» Stated goal: The line holding "var innerW = width - margin.left;" is the last one to output; start at the first line of the data, keep every line in between exactly, and leave out pictures.

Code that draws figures

[Begin]

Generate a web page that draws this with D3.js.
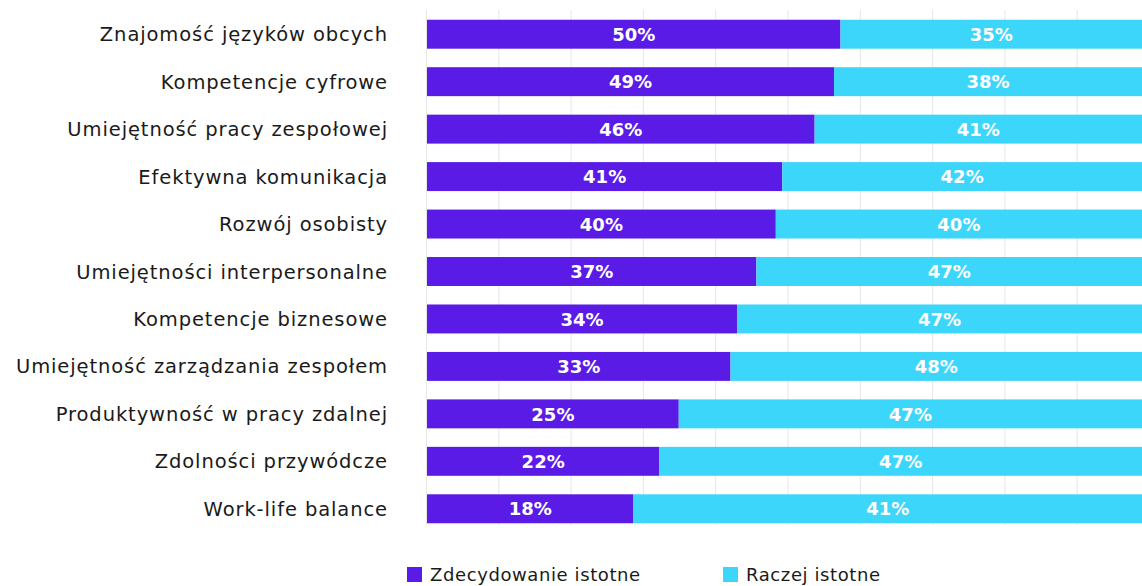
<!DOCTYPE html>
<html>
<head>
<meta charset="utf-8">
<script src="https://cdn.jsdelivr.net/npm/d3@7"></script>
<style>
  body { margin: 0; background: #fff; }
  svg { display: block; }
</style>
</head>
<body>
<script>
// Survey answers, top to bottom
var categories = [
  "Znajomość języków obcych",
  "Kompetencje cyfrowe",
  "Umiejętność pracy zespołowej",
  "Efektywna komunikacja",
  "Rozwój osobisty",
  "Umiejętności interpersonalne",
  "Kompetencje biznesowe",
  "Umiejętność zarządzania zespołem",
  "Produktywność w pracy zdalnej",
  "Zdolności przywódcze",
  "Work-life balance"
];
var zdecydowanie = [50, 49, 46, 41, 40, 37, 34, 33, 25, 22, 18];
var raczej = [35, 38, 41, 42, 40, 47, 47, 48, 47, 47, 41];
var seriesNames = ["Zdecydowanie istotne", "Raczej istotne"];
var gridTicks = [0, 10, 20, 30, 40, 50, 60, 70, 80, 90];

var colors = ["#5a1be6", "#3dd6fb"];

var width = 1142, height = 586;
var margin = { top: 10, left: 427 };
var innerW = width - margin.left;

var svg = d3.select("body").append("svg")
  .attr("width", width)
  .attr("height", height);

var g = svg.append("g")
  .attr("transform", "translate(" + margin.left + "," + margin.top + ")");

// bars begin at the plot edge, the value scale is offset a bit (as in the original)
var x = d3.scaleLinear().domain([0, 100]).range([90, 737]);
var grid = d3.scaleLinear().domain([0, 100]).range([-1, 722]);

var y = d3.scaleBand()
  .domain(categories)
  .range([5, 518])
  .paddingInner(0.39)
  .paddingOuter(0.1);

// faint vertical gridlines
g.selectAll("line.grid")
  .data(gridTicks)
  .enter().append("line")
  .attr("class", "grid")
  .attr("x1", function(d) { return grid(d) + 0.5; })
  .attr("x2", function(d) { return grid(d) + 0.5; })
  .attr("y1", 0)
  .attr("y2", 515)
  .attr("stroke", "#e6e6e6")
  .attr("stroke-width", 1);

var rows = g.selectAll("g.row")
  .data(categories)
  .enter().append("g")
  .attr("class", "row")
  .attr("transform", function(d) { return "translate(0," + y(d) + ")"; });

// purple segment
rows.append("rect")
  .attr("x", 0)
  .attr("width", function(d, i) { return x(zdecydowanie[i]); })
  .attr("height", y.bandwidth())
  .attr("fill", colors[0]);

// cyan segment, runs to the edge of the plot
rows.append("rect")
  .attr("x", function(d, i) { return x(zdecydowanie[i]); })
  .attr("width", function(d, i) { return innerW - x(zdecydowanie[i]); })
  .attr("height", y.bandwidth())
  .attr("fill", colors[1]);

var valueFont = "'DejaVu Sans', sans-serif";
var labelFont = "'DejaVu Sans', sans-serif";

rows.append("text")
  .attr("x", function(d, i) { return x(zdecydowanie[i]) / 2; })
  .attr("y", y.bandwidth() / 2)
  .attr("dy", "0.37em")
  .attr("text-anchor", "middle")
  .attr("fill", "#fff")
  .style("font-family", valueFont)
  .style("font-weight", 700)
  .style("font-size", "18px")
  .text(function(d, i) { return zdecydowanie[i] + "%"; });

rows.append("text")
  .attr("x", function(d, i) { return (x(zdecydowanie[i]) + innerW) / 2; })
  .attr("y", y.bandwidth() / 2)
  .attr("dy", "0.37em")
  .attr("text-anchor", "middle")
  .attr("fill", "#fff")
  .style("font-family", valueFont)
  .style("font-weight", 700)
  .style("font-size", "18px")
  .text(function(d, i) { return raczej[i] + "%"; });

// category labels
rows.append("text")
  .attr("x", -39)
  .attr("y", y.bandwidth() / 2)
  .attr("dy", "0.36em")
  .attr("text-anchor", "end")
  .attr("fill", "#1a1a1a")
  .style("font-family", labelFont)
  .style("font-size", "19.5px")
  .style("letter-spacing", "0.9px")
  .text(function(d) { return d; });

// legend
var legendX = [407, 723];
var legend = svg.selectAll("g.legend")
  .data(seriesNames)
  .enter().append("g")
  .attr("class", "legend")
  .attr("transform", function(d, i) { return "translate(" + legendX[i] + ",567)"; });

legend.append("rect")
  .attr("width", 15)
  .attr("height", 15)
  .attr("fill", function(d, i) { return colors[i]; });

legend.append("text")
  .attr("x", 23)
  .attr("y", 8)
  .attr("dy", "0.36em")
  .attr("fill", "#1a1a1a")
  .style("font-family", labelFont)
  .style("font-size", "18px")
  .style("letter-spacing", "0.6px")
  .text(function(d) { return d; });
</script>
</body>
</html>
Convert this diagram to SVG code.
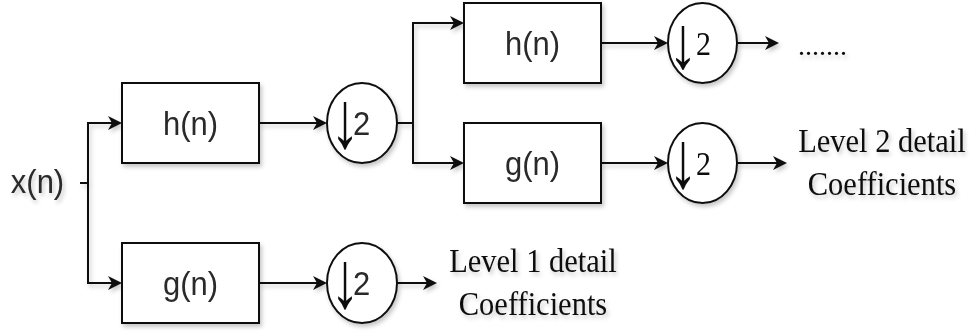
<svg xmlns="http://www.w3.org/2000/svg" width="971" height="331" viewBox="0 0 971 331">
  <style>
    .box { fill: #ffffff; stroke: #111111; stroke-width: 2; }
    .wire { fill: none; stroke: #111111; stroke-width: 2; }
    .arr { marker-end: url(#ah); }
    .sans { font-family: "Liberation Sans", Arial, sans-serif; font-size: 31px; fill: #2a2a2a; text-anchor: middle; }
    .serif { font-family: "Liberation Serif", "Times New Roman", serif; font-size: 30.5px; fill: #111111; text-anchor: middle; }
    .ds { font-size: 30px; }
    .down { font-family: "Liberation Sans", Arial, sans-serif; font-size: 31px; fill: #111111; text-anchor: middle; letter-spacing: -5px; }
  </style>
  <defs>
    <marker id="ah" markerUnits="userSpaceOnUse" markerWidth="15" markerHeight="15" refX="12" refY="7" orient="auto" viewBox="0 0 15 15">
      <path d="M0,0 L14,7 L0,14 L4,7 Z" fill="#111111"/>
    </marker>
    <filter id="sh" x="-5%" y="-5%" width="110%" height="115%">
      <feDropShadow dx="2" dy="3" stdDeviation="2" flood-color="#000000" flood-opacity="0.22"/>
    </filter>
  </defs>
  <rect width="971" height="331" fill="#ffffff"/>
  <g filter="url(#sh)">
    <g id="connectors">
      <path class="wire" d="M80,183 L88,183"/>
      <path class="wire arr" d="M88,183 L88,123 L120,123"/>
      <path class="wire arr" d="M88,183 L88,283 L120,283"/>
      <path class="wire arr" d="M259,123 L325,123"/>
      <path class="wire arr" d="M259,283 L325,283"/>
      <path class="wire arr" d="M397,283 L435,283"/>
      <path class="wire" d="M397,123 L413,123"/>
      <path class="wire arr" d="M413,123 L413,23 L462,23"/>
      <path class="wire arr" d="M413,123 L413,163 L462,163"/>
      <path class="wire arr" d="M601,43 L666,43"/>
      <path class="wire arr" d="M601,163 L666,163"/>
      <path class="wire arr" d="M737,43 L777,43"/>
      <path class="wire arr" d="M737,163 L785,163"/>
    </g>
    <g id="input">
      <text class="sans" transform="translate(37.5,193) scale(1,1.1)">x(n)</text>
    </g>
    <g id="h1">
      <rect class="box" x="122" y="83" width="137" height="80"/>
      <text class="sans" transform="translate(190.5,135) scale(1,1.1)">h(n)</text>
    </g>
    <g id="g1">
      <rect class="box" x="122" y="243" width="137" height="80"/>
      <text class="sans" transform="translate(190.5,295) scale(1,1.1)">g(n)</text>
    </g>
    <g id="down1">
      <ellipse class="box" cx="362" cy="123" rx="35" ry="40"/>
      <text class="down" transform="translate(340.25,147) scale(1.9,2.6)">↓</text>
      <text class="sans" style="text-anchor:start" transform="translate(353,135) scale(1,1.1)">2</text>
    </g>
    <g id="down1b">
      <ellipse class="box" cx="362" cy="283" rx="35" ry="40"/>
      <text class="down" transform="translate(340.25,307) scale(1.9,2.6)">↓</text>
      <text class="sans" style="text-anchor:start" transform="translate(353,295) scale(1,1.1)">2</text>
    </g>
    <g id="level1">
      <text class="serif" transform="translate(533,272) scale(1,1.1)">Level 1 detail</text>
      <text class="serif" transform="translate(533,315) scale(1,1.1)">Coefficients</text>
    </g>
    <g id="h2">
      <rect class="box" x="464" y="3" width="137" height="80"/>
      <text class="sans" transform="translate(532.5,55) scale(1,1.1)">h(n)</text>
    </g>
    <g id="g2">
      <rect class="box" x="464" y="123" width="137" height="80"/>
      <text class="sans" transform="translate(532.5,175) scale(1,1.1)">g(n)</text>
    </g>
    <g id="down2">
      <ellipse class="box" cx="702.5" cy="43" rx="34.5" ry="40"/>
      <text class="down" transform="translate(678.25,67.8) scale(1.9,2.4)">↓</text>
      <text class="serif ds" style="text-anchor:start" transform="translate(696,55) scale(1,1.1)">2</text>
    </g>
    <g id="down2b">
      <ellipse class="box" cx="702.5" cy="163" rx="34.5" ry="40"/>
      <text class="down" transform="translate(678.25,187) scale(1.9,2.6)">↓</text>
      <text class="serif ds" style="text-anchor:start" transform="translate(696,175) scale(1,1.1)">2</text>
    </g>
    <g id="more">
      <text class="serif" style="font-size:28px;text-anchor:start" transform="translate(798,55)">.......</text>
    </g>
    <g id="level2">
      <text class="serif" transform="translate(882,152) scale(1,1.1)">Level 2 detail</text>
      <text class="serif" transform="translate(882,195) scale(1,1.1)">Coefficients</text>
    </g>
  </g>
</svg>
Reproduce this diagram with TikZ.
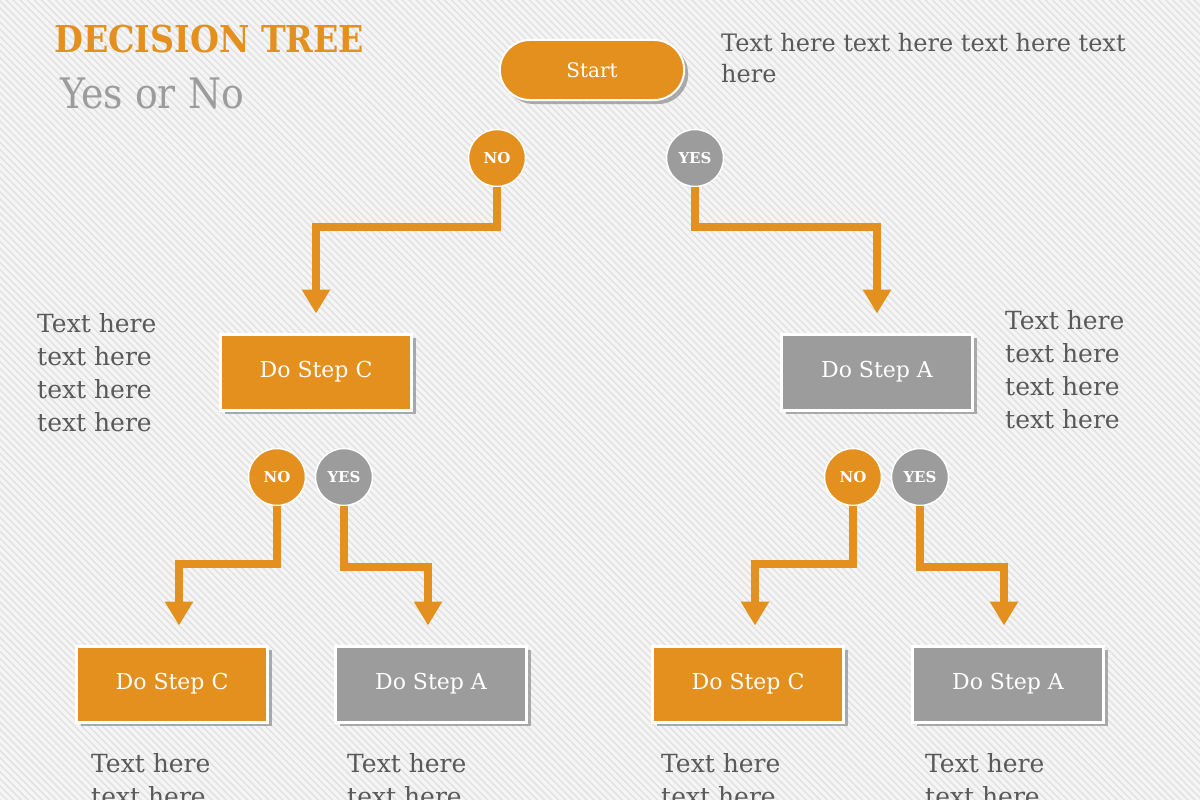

[End]

» Solution to this problem:
Generate a web page that draws this with D3.js.
<!DOCTYPE html>
<html>
<head>
<meta charset="utf-8">
<script src="https://cdn.jsdelivr.net/npm/d3@7"></script>
<style>
  body { margin: 0; background: #fff; }
  svg { display: block; }
</style>
</head>
<body>
<script>
// Survey answers, top to bottom
var categories = [
  "Znajomość języków obcych",
  "Kompetencje cyfrowe",
  "Umiejętność pracy zespołowej",
  "Efektywna komunikacja",
  "Rozwój osobisty",
  "Umiejętności interpersonalne",
  "Kompetencje biznesowe",
  "Umiejętność zarządzania zespołem",
  "Produktywność w pracy zdalnej",
  "Zdolności przywódcze",
  "Work-life balance"
];
var zdecydowanie = [50, 49, 46, 41, 40, 37, 34, 33, 25, 22, 18];
var raczej = [35, 38, 41, 42, 40, 47, 47, 48, 47, 47, 41];
var seriesNames = ["Zdecydowanie istotne", "Raczej istotne"];
var gridTicks = [0, 10, 20, 30, 40, 50, 60, 70, 80, 90];

var colors = ["#5a1be6", "#3dd6fb"];

var width = 1142, height = 586;
var margin = { top: 10, left: 427 };
var innerW = width - margin.left;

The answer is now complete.